In its 15th-century heyday, the façade of this pretty townhouse on the Grand Canal must have looked a psychedelic treat: the colour scheme was light blue and burgundy, with 24-carat gold highlights. Though the colour has worn off, the Grand Canal frontage of Ca' d'Oro - built for merchant Marin Contarini between 1421 and 1431 - is still the most elaborate example of the florid Venetian Gothic style besides the Doge's Palace.
Inside, little of the original structure and decor has survived. The pretty courtyard was reconstructed with its original 15th-century staircase and well-head a century ago by Baron Franchetti; the mosaic floor is a 19th-century imitation of the floors in San Marco.
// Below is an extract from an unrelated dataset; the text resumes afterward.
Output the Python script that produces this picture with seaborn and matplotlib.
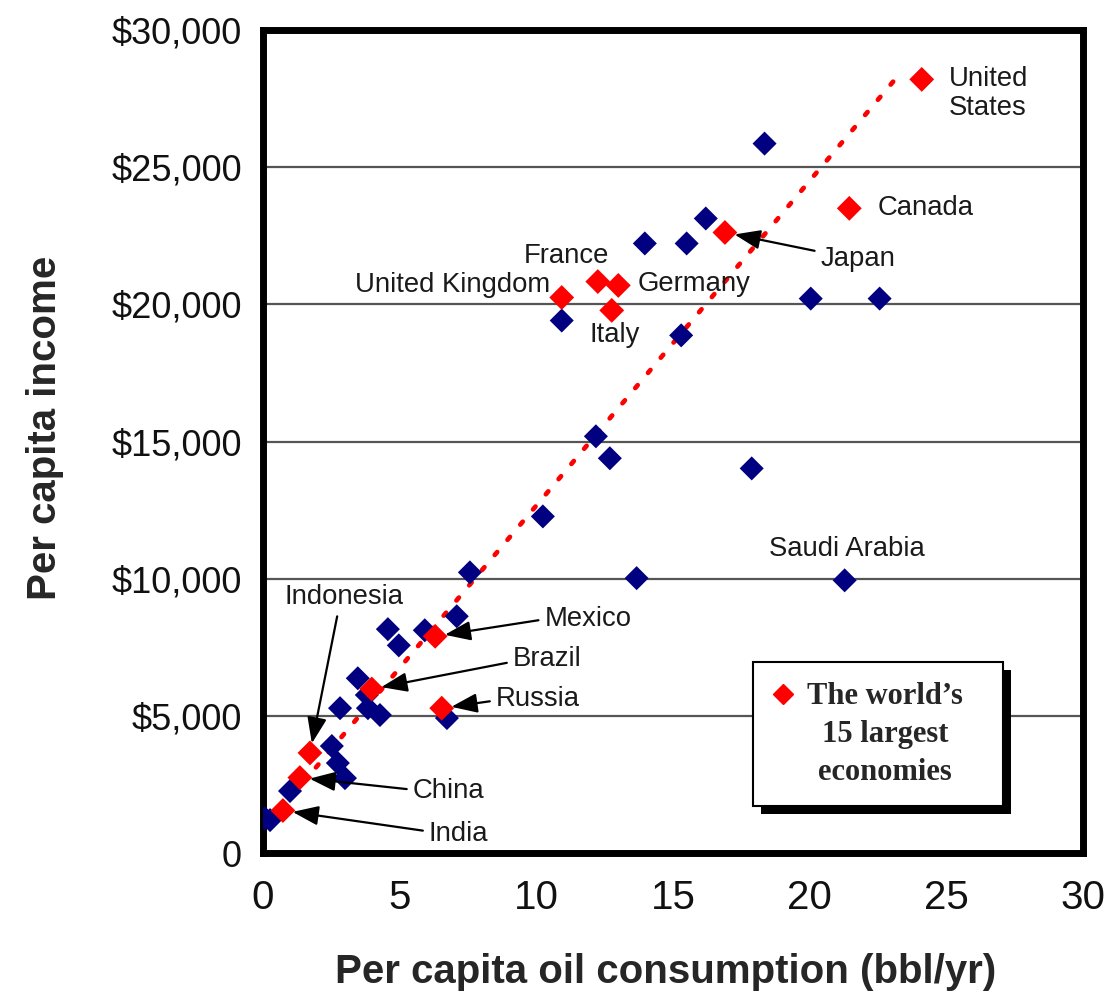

The Baron also assembled the collection of paintings, sculptures and coins that is exhibited inside.
The highlight of the collection is Mantegna's St Sebastian, a powerful late work; the Palladian frame contrasts oddly with the saint's existential anguish. The rest is good in parts, though not necessarily the parts you would expect. A small medal of Sultan Mohammed II by Gentile Bellini (a souvenir of his years in Constantinople, being restored as this guide went to press) is more impressive than the worse than faded frescoes by Titian and Giorgione removed from the Fondaco dei Tedeschi. There are some good Renaissance bronzes from deconsecrated churches and small but vigorous plaster models by Bernini for the statues on the fountains in Rome's piazza Navona.